I'm studying for general relativity and as such I'm learning tensor algebra. I'm following Schutz's book where denotes covectors with a tilde such as $\tilde{w}$ and vectors with the familiar arrow $\vec{e}$.
He defines the gradient of $\phi$ as the one-form $\tilde{d}\phi$ such that is has elements $\tilde{d}\phi = (\partial_i\phi) = \left( \dfrac{\partial\phi}{\partial x^{0}}, \dfrac{\partial\phi}{\partial x^{1}}, \dfrac{\partial\phi}{\partial x^{2}}, \dfrac{\partial\phi}{\partial x^{3}} \right)$. They of course transform as covectors such that $$(\tilde{d}\phi)_{\bar{a}} = {\Lambda^{b}}_\bar{a} (\tilde{d}\phi)_b$$ then it can be deduced that ${\Lambda^{b}}_\bar{a} = \dfrac{\partial x^b}{\partial x^\bar{a}}$.
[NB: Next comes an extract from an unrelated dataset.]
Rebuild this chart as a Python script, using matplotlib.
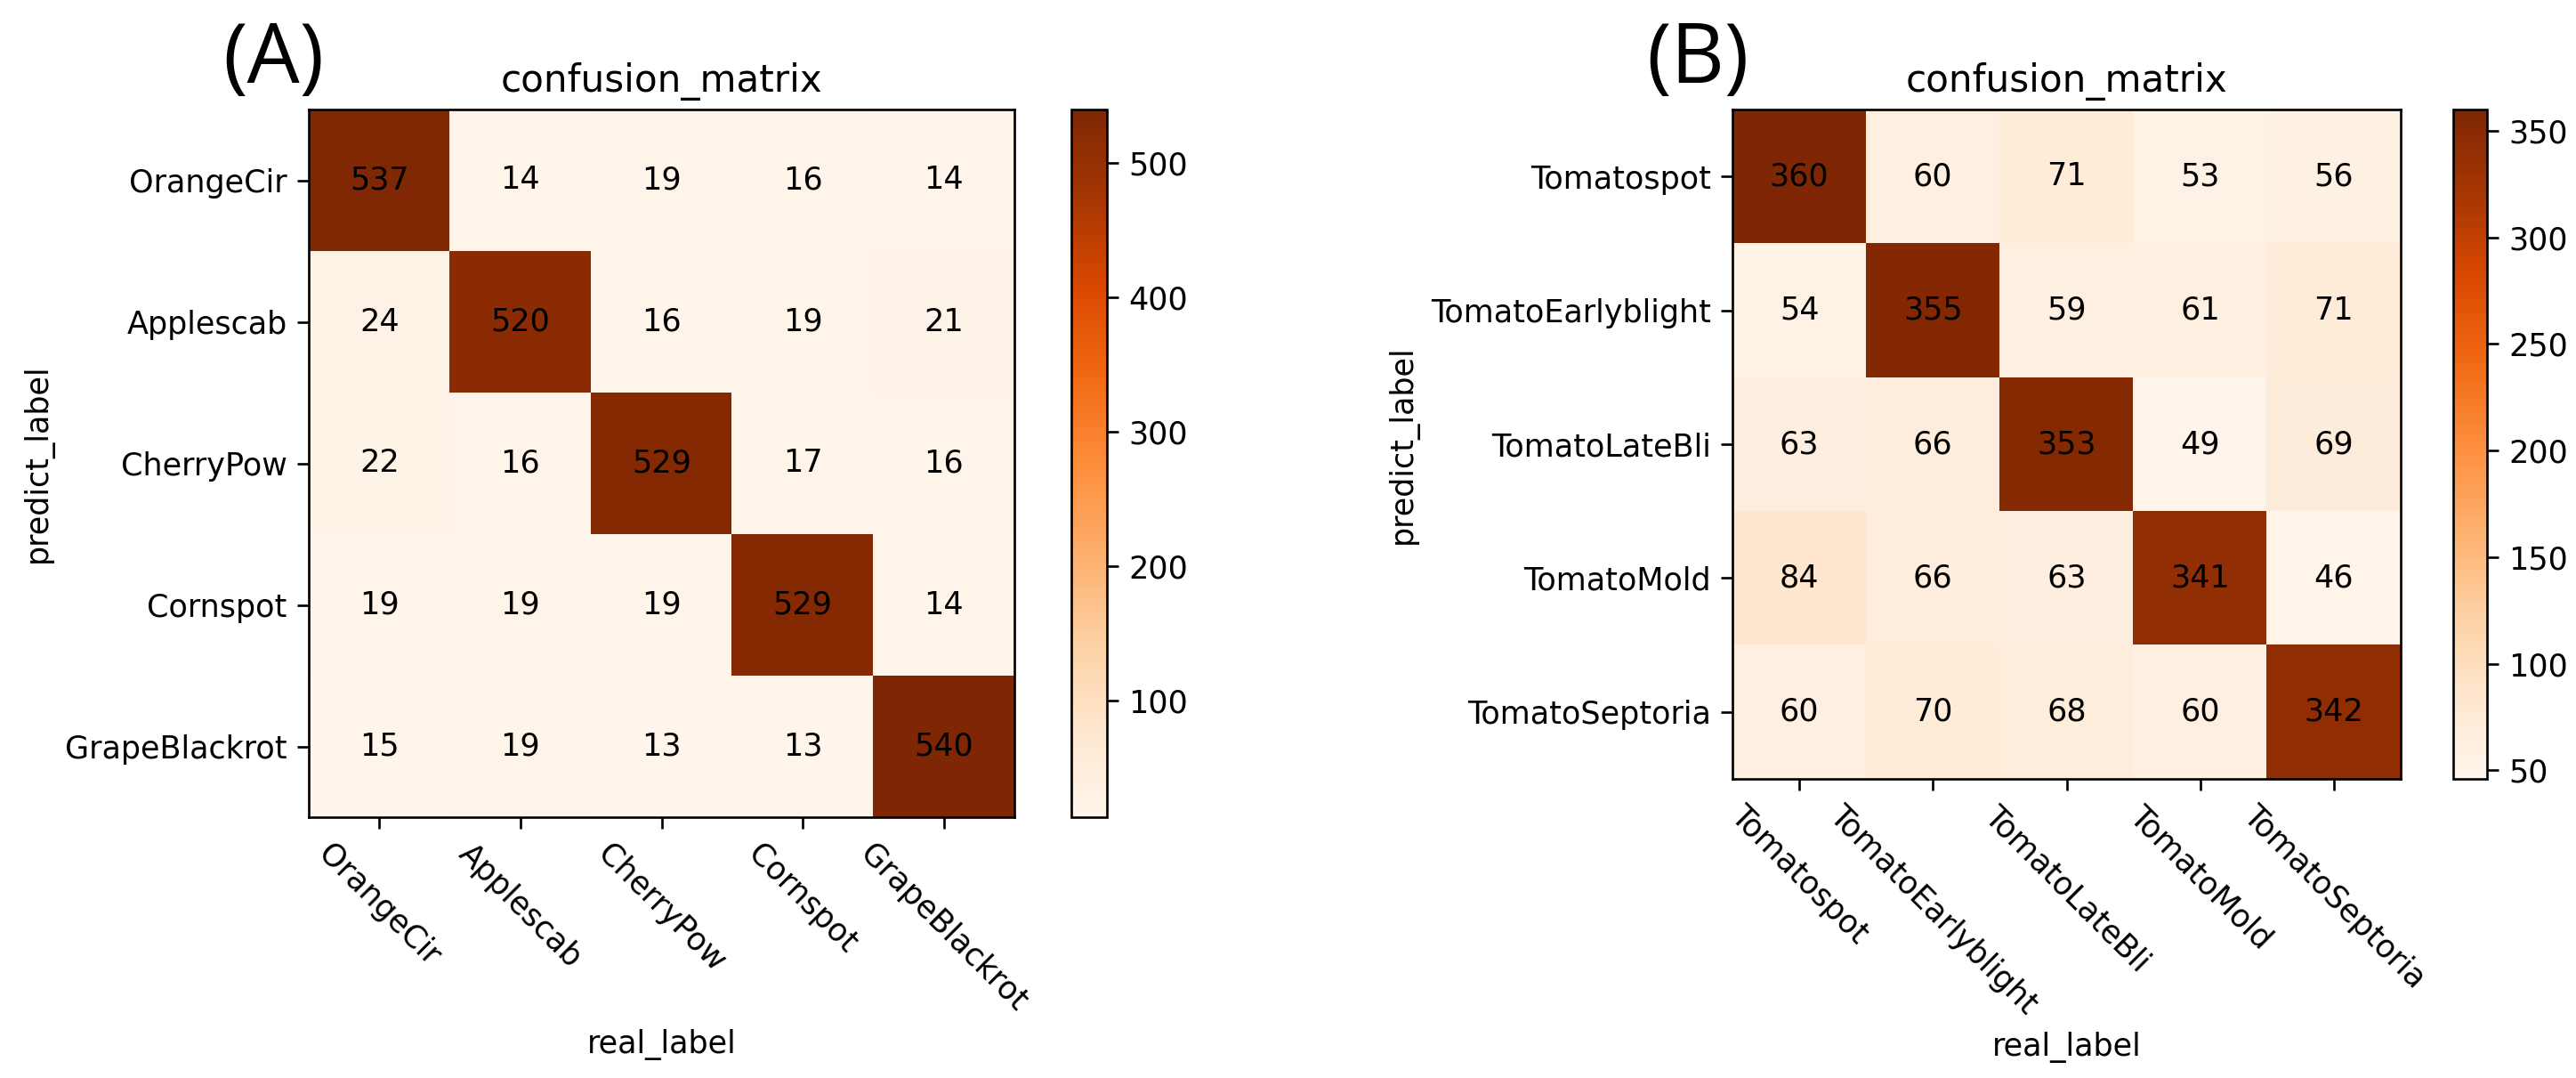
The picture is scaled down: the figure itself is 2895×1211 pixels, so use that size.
import matplotlib
matplotlib.use("Agg")
import matplotlib.pyplot as plt
import numpy as np

# ---- data ----
classes_a = ["OrangeCir", "Applescab", "CherryPow", "Cornspot", "GrapeBlackrot"]
cm_a_row0 = [537, 14, 19, 16, 14]
cm_a_row1 = [24, 520, 16, 19, 21]
cm_a_row2 = [22, 16, 529, 17, 16]
cm_a_row3 = [19, 19, 19, 529, 14]
cm_a_row4 = [15, 19, 13, 13, 540]

classes_b = ["Tomatospot", "TomatoEarlyblight", "TomatoLateBli", "TomatoMold", "TomatoSeptoria"]
cm_b_row0 = [360, 60, 71, 53, 56]
cm_b_row1 = [54, 355, 59, 61, 71]
cm_b_row2 = [63, 66, 353, 49, 69]
cm_b_row3 = [84, 66, 63, 341, 46]
cm_b_row4 = [60, 70, 68, 60, 342]

panel_labels = ["(A)", "(B)"]
title = "confusion_matrix"
xlabel = "real_label"
ylabel = "predict_label"

cm_a = np.array([cm_a_row0, cm_a_row1, cm_a_row2, cm_a_row3, cm_a_row4])
cm_b = np.array([cm_b_row0, cm_b_row1, cm_b_row2, cm_b_row3, cm_b_row4])

plt.rcParams["font.size"] = 10.5
plt.rcParams["axes.titlesize"] = 12.6
plt.rcParams["xtick.major.size"] = 3.8
plt.rcParams["ytick.major.size"] = 3.8

W, H = 2895, 1211
DPI = 240
fig = plt.figure(figsize=(W / DPI, H / DPI), dpi=DPI)


def frac(x0, y0, x1, y1):
    return [x0 / W, 1 - y1 / H, (x1 - x0) / W, (y1 - y0) / H]


def draw(cm, classes, ax_box, cb_box):
    ax = fig.add_axes(frac(*ax_box))
    cax = fig.add_axes(frac(*cb_box))
    im = ax.imshow(cm, interpolation="nearest", cmap="Oranges", aspect="auto")
    ax.set_title(title)
    fig.colorbar(im, cax=cax)
    ticks = np.arange(len(classes))
    ax.set_xticks(ticks)
    ax.set_xticklabels(classes, rotation=-45)
    ax.set_yticks(ticks)
    ax.set_yticklabels(classes)
    for i in range(cm.shape[0]):
        for j in range(cm.shape[1]):
            ax.text(j, i, str(cm[i, j]), ha="center", va="center", color="black")
    ax.set_xlabel(xlabel)
    ax.set_ylabel(ylabel)
    return ax


draw(cm_a, classes_a, (347, 123, 1140, 918), (1204, 123, 1244, 918))
draw(cm_b, classes_b, (1947, 123, 2698, 875), (2757, 123, 2795, 875))

fig.text(307 / W, 1 - 68 / H, panel_labels[0], fontsize=28, family="Open Sans",
         ha="center", va="center")
fig.text(1908 / W, 1 - 68 / H, panel_labels[1], fontsize=28, family="Open Sans",
         ha="center", va="center")

fig.savefig("out.png", dpi=DPI, facecolor="white")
He then claims that you can use these gradients to form a basis for one-forms such that $\tilde{d}x^a = w^a$. I don't understand this derivation because he uses the following relationships: $$\dfrac{\partial x^b}{\partial x^a} = {\delta^a}_b \ \ \ \text{and}\ \ \ \tilde{w}^a(\vec{e}_b) = {\delta^a}_b$$
Why is the first relationship true? I understand that for Cartesian coordinates this is true but what about in the general case? Couldn't I always define a new coordinate system $(x', y')$ where $x' = x'(y')$ and $y' = y'(x')$? Clearly then their various partial derivatives do not necessarily vanish. Does this mean the claim that $\tilde{d}x^a$ forming a covector basis only holds for Cartesian coordinates?